Agriculture

Roberto De La Cruz, a farmworker activist who was trained by Cesar Chavez, dies at 75

Roberto De La Cruz, right, who was a longtime farmworker activist trained by Cesar Chavez, died May 7, 2022, at age 75. His family helped found the United Farm Workers. His mother, Jessie De La Cruz, left, was a pioneering UFW organizer.
Roberto De La Cruz, right, who was a longtime farmworker activist trained by Cesar Chavez, died May 7, 2022, at age 75. His family helped found the United Farm Workers. His mother, Jessie De La Cruz, left, was a pioneering UFW organizer. United Farm Workers

Longtime farm-labor activist Roberto De La Cruz, who dedicated much of his life to helping the poorest and most exploited workers in America, died earlier this month.

He was 75 years old upon his passing on May 7.

De La Cruz’s family helped pioneer the United Farm Workers of America, and he attended as a teenager the founding convention of what became the UFW in Fresno in 1962.

Nicknamed “Bobby,” De La Cruz went on to be trained by Cesar Chavez and Fred Ross, and immersed himself in farmworker strikes, boycotts, and legislative and political campaigns in the central San Joaquin Valley and cities throughout California.

His efforts, along with those of other activists, would help farmworkers fundamentally change their lives by showing them how to organize and outthink and outwork their opposition.

“Roberto De La Cruz was a one-man campaign who had an impact in California and across the country,” Service Employees International Union treasurer Eliseo Medina said in a news release. “This world needs many more Robertos.”

De La Cruz’s mother, Jessie, and his father, Arnulfo, helped organize migrant farmworkers when Chavez first began to build the UFW union in the early 1960s.

It was considered a historic era, as the UFW won the first union elections, signed the first contracts in the history of agricultural labor relations, drove approval of the Agricultural Labor Relations Act and secured bans on first-generation pesticides through the economic pressure of strikes and boycotts and the political and moral pressure of its combination of civil-rights and labor organizing.

For his part, De La Cruz used nonviolence tactics in facing down angry Teamsters, picket-line violence and other attempts at strikebreaking.

He traveled around the country and even in Canada to participate in boycott and political campaigns. During the early 1980s, De La Cruz served as political director and executive board member of the UFW, and negotiated and administered union contracts and directed UFW regional offices.

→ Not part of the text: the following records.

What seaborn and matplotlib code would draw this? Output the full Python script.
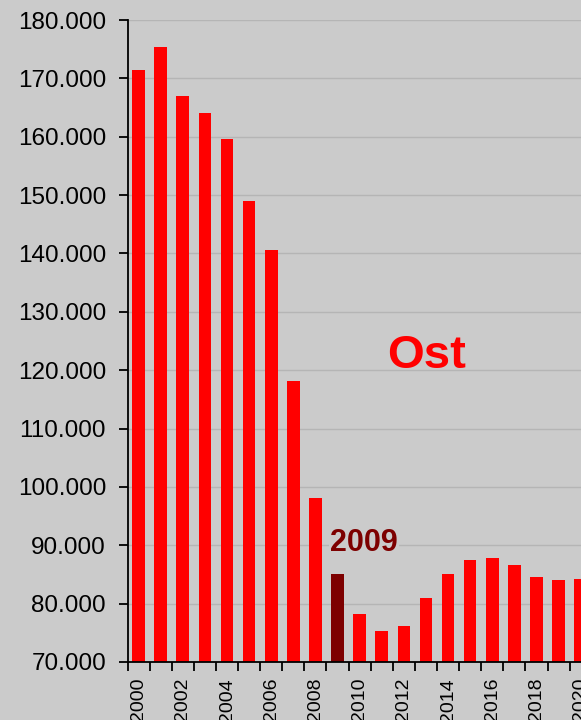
import numpy as np
import pandas as pd
import seaborn as sns
import matplotlib.pyplot as plt
from matplotlib.ticker import FuncFormatter, FixedLocator

years = list(range(2000, 2021))
values = [171400, 175400, 167000, 164100, 159600, 149000, 140600, 118100, 98100,
          85100, 78200, 75300, 76200, 80900, 85000, 87400, 87800, 86600, 84500,
          84000, 84300]
highlight_year = 2009
region_label = "Ost"

bg = "#cbcbcb"
red = "#ff0000"
dark_red = "#7d0000"

sns.set_theme(style="ticks")
plt.rcParams['font.family'] = ['Liberation Sans', 'DejaVu Sans']

df = pd.DataFrame({'Jahr': [str(y) for y in years], 'Wert': values})
palette = {str(y): (dark_red if y == highlight_year else red) for y in years}

fig = plt.figure(figsize=(5.81, 7.2), dpi=100, facecolor=bg)
ax = fig.add_axes([0.2195, 0.0806, 0.799, 0.8916])
ax.set_facecolor(bg)

sns.barplot(data=df, x='Jahr', y='Wert', hue='Jahr', palette=palette,
            legend=False, width=0.57, saturation=1, linewidth=0, ax=ax, zorder=2)

ax.set_ylim(70000, 180000)
ax.set_xlim(-0.5, 20.5)
ax.set_yticks(np.arange(70000, 180001, 10000))
ax.yaxis.set_major_formatter(FuncFormatter(lambda v, p: f"{int(v):,}".replace(",", ".")))
ax.grid(axis='y', color='#b5b5b5', linewidth=1.0, zorder=0)
ax.set_axisbelow(True)

ax.set_xticks(range(0, len(years), 2))
ax.set_xticklabels([str(y) for y in years[::2]], rotation=90)
ax.xaxis.set_minor_locator(FixedLocator(np.arange(-0.5, len(years), 1)))
ax.tick_params(axis='x', which='major', length=0, pad=11.5, labelsize=14,
               labelcolor='black')
ax.tick_params(axis='x', which='minor', length=6.5, width=1.3, direction='out', color='black')
ax.tick_params(axis='y', length=6.5, width=1.3, direction='out', color='black',
               labelsize=17.5, pad=9, labelcolor='black')

for side in ['top', 'right']:
    ax.spines[side].set_visible(False)
for side in ['left', 'bottom']:
    ax.spines[side].set_color('black')
    ax.spines[side].set_linewidth(1.3)

ax.set_xlabel('')
ax.set_ylabel('')

hi = years.index(highlight_year)
ax.text(hi + 1.2, 90400, str(highlight_year), color=dark_red, fontsize=22,
        fontweight='bold', ha='center', va='center',
        bbox=dict(facecolor=bg, edgecolor='none', pad=1))
ax.text(13.05, 122500, region_label, color=red, fontsize=34,
        fontweight='bold', ha='center', va='center')

fig.savefig('out.png', dpi=100, facecolor=bg)
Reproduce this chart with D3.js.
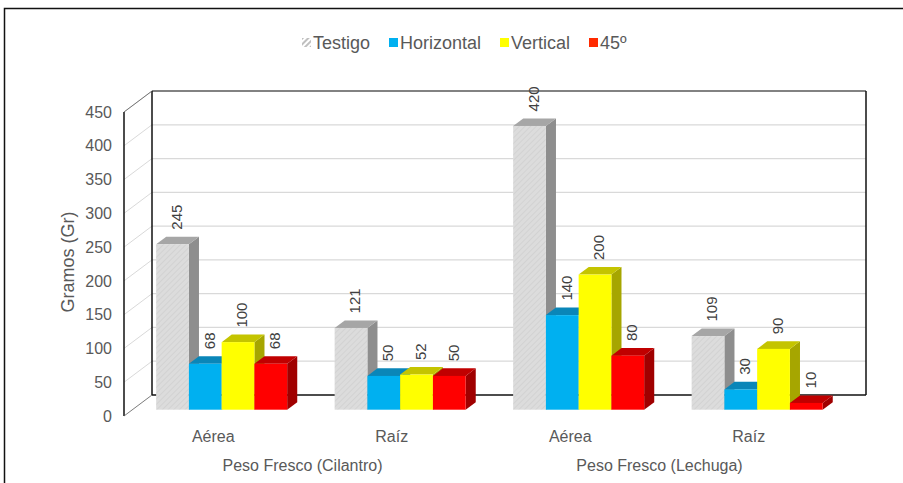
<!DOCTYPE html>
<html>
<head>
<meta charset="utf-8">
<script src="https://cdn.jsdelivr.net/npm/d3@7"></script>
<style>
  body { margin: 0; background: #fff; }
  svg { display: block; font-family: "Liberation Sans", Arial, sans-serif; }
</style>
</head>
<body>
<svg id="chart" width="903" height="483"></svg>
<script>
// data
var groups = ["Peso Fresco (Cilantro)", "Peso Fresco (Lechuga)"];
var categories = ["Aérea", "Raíz", "Aérea", "Raíz"];
var series = ["Testigo", "Horizontal", "Vertical", "45º"];
var testigo = [245, 121, 420, 109];
var horizontal = [68, 50, 140, 30];
var vertical = [100, 52, 200, 90];
var grado45 = [68, 50, 80, 10];
var yTicks = [0, 50, 100, 150, 200, 250, 300, 350, 400, 450];

var values = [testigo, horizontal, vertical, grado45];
var fronts = ["url(#hatch)", "#00b0f0", "#ffff00", "#ff0000"];
var tops = ["#a6a6a6", "#0a86b8", "#c4c400", "#c00000"];
var sides = ["#8e8e8e", "#0a79a6", "#a6a600", "#a00000"];

var svg = d3.select("#chart");
var textCol = "#595959";

// 3d box: front plane + depth offset
var front = {left: 124, right: 838, top: 112, bottom: 416};
var depth = {dx: 28, dy: 21};
function pt(x, y, z) { return [x + depth.dx * z, y - depth.dy * z]; }

var y = d3.scaleLinear().domain([0, 450]).range([front.bottom, front.top]);
var x = d3.scaleBand().domain(d3.range(categories.length))
  .range([front.left, front.right]).paddingInner(0.266).paddingOuter(0.133);
var xs = d3.scaleBand().domain(series).range([0, x.bandwidth()]);

var defs = svg.append("defs");
var hp = defs.append("pattern").attr("id", "hatch").attr("patternUnits", "userSpaceOnUse")
  .attr("width", 4).attr("height", 4).attr("patternTransform", "rotate(45)");
hp.append("rect").attr("width", 4).attr("height", 4).attr("fill", "#dcdcdc");
hp.append("rect").attr("width", 1).attr("height", 4).attr("fill", "#d2d2d2");
var lp = defs.append("pattern").attr("id", "slash").attr("patternUnits", "userSpaceOnUse")
  .attr("width", 4).attr("height", 4).attr("patternTransform", "rotate(45)");
lp.append("rect").attr("width", 4).attr("height", 4).attr("fill", "#fff");
lp.append("rect").attr("width", 2).attr("height", 4).attr("fill", "#bfbfbf");

// outer frame
svg.append("rect").attr("x", 4.5).attr("y", 8.5).attr("width", 1000).attr("height", 1000)
  .attr("fill", "none").attr("stroke", "#111").attr("stroke-width", 1.5);

// gridlines on back wall and left wall
var g = svg.append("g");
yTicks.forEach(function(t) {
  if (t === 0) return;
  var a = pt(front.left, y(t), 0), b = pt(front.left, y(t), 1), c = pt(front.right, y(t), 1);
  g.append("line").attr("x1", a[0]).attr("y1", a[1]).attr("x2", b[0]).attr("y2", b[1])
    .attr("stroke", "#d9d9d9").attr("stroke-width", 1);
  if (t !== 450)
    g.append("line").attr("x1", b[0]).attr("y1", b[1]).attr("x2", c[0]).attr("y2", c[1])
      .attr("stroke", "#d9d9d9").attr("stroke-width", 1.2);
});

// walls outline
function seg(p, q, col, w) {
  g.append("line").attr("x1", p[0]).attr("y1", p[1]).attr("x2", q[0]).attr("y2", q[1])
    .attr("stroke", col).attr("stroke-width", w);
}
var bl = pt(front.left, y(0), 1), tl = pt(front.left, y(450), 1);
var br = pt(front.right, y(0), 1), tr = pt(front.right, y(450), 1);
seg(tl, tr, "#595959", 1.5);
seg(tr, br, "#111", 1.5);
seg(bl, br, "#111", 1.5);
seg(tl, bl, "#111", 1.5);
seg([front.left, y(0)], [front.left, y(450)], "#111", 1.5);
seg([front.left, y(450)], tl, "#595959", 0.8);
seg([front.left, y(0)], bl, "#595959", 0.8);

// bars
var z0 = 0.3, z1 = 0.66;
var bars = svg.append("g");
var labels = [];
d3.range(categories.length).forEach(function(ci) {
  series.forEach(function(s, si) {
    var v = values[si][ci];
    var x0 = x(ci) + xs(s), x1 = x0 + xs.bandwidth();
    var fb0 = pt(x0, y(0), z0), ft0 = pt(x0, y(v), z0), ft1 = pt(x1, y(v), z0), fb1 = pt(x1, y(0), z0);
    var bt0 = pt(x0, y(v), z1), bt1 = pt(x1, y(v), z1), bb1 = pt(x1, y(0), z1);
    bars.append("path").attr("d", d3.line()([ft1, bt1, bb1, fb1])).attr("fill", sides[si]);
    bars.append("path").attr("d", d3.line()([ft0, ft1, bt1, bt0])).attr("fill", tops[si]);
    bars.append("rect").attr("x", fb0[0]).attr("y", ft0[1])
      .attr("width", fb1[0] - fb0[0]).attr("height", fb0[1] - ft0[1]).attr("fill", fronts[si]);
    labels.push({v: v, cx: (fb0[0] + fb1[0]) / 2 + 4, top: bt0[1] - 7});
  });
});

// data labels, rotated
svg.append("g").selectAll("text").data(labels).join("text")
  .attr("transform", function(d) { return "translate(" + d.cx + "," + d.top + ") rotate(-90)"; })
  .attr("dy", "0.35em").attr("text-anchor", "start")
  .attr("fill", "#404040").attr("font-size", 15)
  .text(function(d) { return d.v; });

// y axis
var yAxis = svg.append("g").attr("transform", "translate(" + front.left + ",0)")
  .call(d3.axisLeft(y).tickValues(yTicks).tickSize(0).tickPadding(12));
yAxis.select(".domain").remove();
yAxis.selectAll("text").attr("fill", textCol).attr("font-size", 16)
  .attr("font-family", "Liberation Sans, Arial, sans-serif");

svg.append("text").attr("transform", "translate(74,262) rotate(-90)")
  .attr("text-anchor", "middle").attr("fill", textCol).attr("font-size", 18)
  .text("Gramos (Gr)");

// category labels
svg.append("g").selectAll("text").data(categories).join("text")
  .attr("x", function(d, i) { return x(i) + x.bandwidth() / 2; })
  .attr("y", 442).attr("text-anchor", "middle").attr("fill", textCol).attr("font-size", 16)
  .text(function(d) { return d; });

svg.append("g").selectAll("text").data(groups).join("text")
  .attr("x", function(d, i) { return (x(2 * i) + x(2 * i + 1) + x.bandwidth()) / 2; })
  .attr("y", 471).attr("text-anchor", "middle").attr("fill", textCol).attr("font-size", 16)
  .text(function(d) { return d; });

// legend
var legX = [302, 389, 500, 589];
var legFill = ["url(#slash)", "#00b0f0", "#ffff00", "#ff2a00"];
var leg = svg.append("g").selectAll("g").data(series).join("g")
  .attr("transform", function(d, i) { return "translate(" + legX[i] + ",43)"; });
leg.append("rect").attr("x", 0).attr("y", -5).attr("width", 9).attr("height", 9)
  .attr("fill", function(d, i) { return legFill[i]; });
leg.append("text").attr("x", 11).attr("dy", "0.35em").attr("fill", textCol).attr("font-size", 18)
  .text(function(d) { return d; });
</script>
</body>
</html>
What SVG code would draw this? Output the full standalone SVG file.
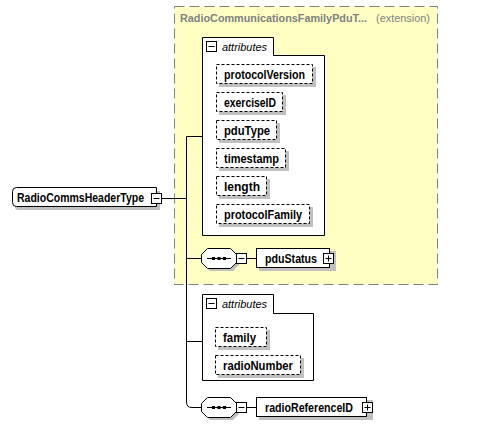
<svg xmlns="http://www.w3.org/2000/svg" width="479" height="427" viewBox="0 0 479 427">
<style>
.t{font-family:"Liberation Sans",Arial,sans-serif;font-size:12px;font-weight:bold;fill:#000}
.ti{font-family:"Liberation Sans",Arial,sans-serif;font-size:11.5px;font-style:italic;fill:#000}
.g{font-family:"Liberation Sans",Arial,sans-serif;font-size:11.5px;fill:#808080}
.sh{fill:#c0c0c0}
.box{fill:#fff;stroke:#000;stroke-width:1}
.att{fill:#fff;stroke:#000;stroke-width:1;stroke-dasharray:3,2}
.ln{fill:none;stroke:#000;stroke-width:1}
.pm{fill:#fff;stroke:#000;stroke-width:1}
</style>
<defs>
<g id="minus"><rect class="pm" x="0.5" y="0.5" width="10" height="10"/><line class="ln" x1="2.5" y1="5.5" x2="8.5" y2="5.5"/></g>
<g id="plus"><rect class="pm" x="0.5" y="0.5" width="10" height="10"/><line class="ln" x1="2.5" y1="5.5" x2="8.5" y2="5.5"/><line class="ln" x1="5.5" y1="2.5" x2="5.5" y2="8.5"/></g>
<g id="seq">
<path class="sh" d="M9,3 H32 L38,9 V17 L32,23 H9 L3,17 V9 Z"/>
<path d="M6.5,0.5 H29.5 L35.5,6.5 V14.5 L29.5,20.5 H6.5 L0.5,14.5 V6.5 Z" fill="#fff" stroke="#000"/>
<line class="ln" x1="6" y1="10.5" x2="30" y2="10.5"/>
<rect x="11" y="9" width="3" height="3" fill="#000"/><rect x="16.5" y="9" width="3" height="3" fill="#000"/><rect x="22" y="9" width="3" height="3" fill="#000"/>
</g>
</defs>

<g id="extension">
<rect x="174.5" y="6.5" width="263" height="278" fill="#ffffc4" stroke="#808080" stroke-dasharray="10,5"/>
<text class="g" x="180" y="21.5" font-weight="bold" textLength="187" lengthAdjust="spacingAndGlyphs">RadioCommunicationsFamilyPduT...</text>
<text class="g" x="376" y="21.5" textLength="54" lengthAdjust="spacingAndGlyphs">(extension)</text>
</g>

<g id="connectors">
<line class="ln" x1="162" y1="198.5" x2="186.5" y2="198.5"/>
<path class="ln" d="M202,136.5 H186.5 V402 Q186.5,407.5 192,407.5 H201"/>
<line class="ln" x1="186.5" y1="258.5" x2="201" y2="258.5"/>
<line class="ln" x1="186.5" y1="341.5" x2="202" y2="341.5"/>
<line class="ln" x1="246" y1="258.5" x2="256" y2="258.5"/>
<line class="ln" x1="246" y1="407.5" x2="256" y2="407.5"/>
</g>

<g id="RadioCommsHeaderType">
<path class="sh" d="M18,191 H160 V210 H18 Q15,210 15,207 V194 Q15,191 18,191 Z"/>
<path d="M16.5,187.5 H156.5 V206.5 H16.5 Q12.5,206.5 12.5,202.5 V191.5 Q12.5,187.5 16.5,187.5 Z" fill="#fff" stroke="#000"/>
<text class="t" x="17" y="201.5" textLength="127" lengthAdjust="spacingAndGlyphs">RadioCommsHeaderType</text>
<use href="#minus" x="151" y="193"/>
</g>

<g id="attributes1">
<path class="box" d="M202.5,37.5 H273.5 V55.5 H324.5 V235.5 H202.5 Z"/>
<use href="#minus" x="206" y="41"/>
<text class="ti" x="222" y="51" textLength="45" lengthAdjust="spacingAndGlyphs">attributes</text>
</g>
<g id="protocolVersion"><rect class="sh" x="219" y="67" width="97" height="20"/><rect class="att" x="216.5" y="64.5" width="96" height="19"/><text class="t" x="224" y="78.5" textLength="81" lengthAdjust="spacingAndGlyphs">protocolVersion</text></g>
<g id="exerciseID"><rect class="sh" x="219" y="95" width="67" height="20"/><rect class="att" x="216.5" y="92.5" width="66" height="19"/><text class="t" x="224" y="106.5" textLength="52" lengthAdjust="spacingAndGlyphs">exerciseID</text></g>
<g id="pduType"><rect class="sh" x="219" y="123" width="61" height="20"/><rect class="att" x="216.5" y="120.5" width="60" height="19"/><text class="t" x="224" y="134.5" textLength="46" lengthAdjust="spacingAndGlyphs">pduType</text></g>
<g id="timestamp"><rect class="sh" x="219" y="151" width="70" height="20"/><rect class="att" x="216.5" y="148.5" width="69" height="19"/><text class="t" x="224" y="162.5" textLength="55" lengthAdjust="spacingAndGlyphs">timestamp</text></g>
<g id="length"><rect class="sh" x="219" y="179" width="51" height="20"/><rect class="att" x="216.5" y="176.5" width="50" height="19"/><text class="t" x="224" y="190.5" textLength="36" lengthAdjust="spacingAndGlyphs">length</text></g>
<g id="protocolFamily"><rect class="sh" x="219" y="207" width="94" height="20"/><rect class="att" x="216.5" y="204.5" width="93" height="19"/><text class="t" x="224" y="218.5" textLength="78" lengthAdjust="spacingAndGlyphs">protocolFamily</text></g>

<g id="seq1"><use href="#seq" x="201" y="248"/><use href="#minus" x="236" y="253"/></g>
<g id="pduStatus">
<rect class="sh" x="259" y="251" width="77" height="20"/>
<rect class="box" x="256.5" y="248.5" width="73" height="19"/>
<text class="t" x="265" y="262.5" textLength="52" lengthAdjust="spacingAndGlyphs">pduStatus</text>
<use href="#plus" x="323" y="253"/>
</g>

<g id="attributes2">
<path class="box" d="M202.5,294.5 H273.5 V313.5 H313.5 V380.5 H202.5 Z"/>
<use href="#minus" x="206" y="298"/>
<text class="ti" x="222" y="308" textLength="45" lengthAdjust="spacingAndGlyphs">attributes</text>
</g>
<g id="family"><rect class="sh" x="218" y="330" width="52" height="20"/><rect class="att" x="215.5" y="327.5" width="51" height="19"/><text class="t" x="223" y="341.5" textLength="33" lengthAdjust="spacingAndGlyphs">family</text></g>
<g id="radioNumber"><rect class="sh" x="218" y="358" width="86" height="20"/><rect class="att" x="215.5" y="355.5" width="85" height="19"/><text class="t" x="223" y="369.5" textLength="70" lengthAdjust="spacingAndGlyphs">radioNumber</text></g>

<g id="seq2"><use href="#seq" x="201" y="397"/><use href="#minus" x="236" y="402"/></g>
<g id="radioReferenceID">
<rect class="sh" x="259" y="400" width="114" height="20"/>
<rect class="box" x="256.5" y="397.5" width="110" height="19"/>
<text class="t" x="265" y="411.5" textLength="88" lengthAdjust="spacingAndGlyphs">radioReferenceID</text>
<use href="#plus" x="362" y="402"/>
</g>
</svg>
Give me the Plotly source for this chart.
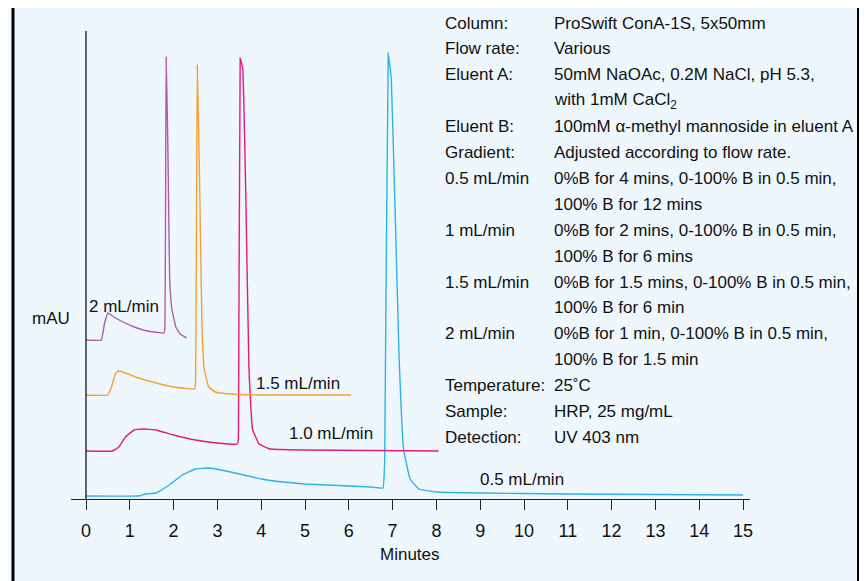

De La Cruz, who served four years in the Navy during the Vietnam War prior to becoming a farmworker activist, eventually left the UFW but continued to work on labor-related issues.

He joined the Service Employees International Union in 1991 and led successful organizing drives in industrial, health care and public sectors in Illinois, Florida, California, Nevada, Arizona and Wisconsin — and in Puerto Rico, where he helped to pass a historic law enabling public employees to organize and bargain collectively for the first time on the island.

He consulted on many political campaigns, coordinating field work and union political activity in several national and statewide elections even after his retirement in 2015.

De La Cruz is survived his six children, Robert Jr., Alegría, Arnulfo, Anamaría, Alejandro and Xochil; 11 grandchildren; his partner, Karen May; brothers Raymond, Arnold Jr. and Alfredo; and sisters Virginia and Susan.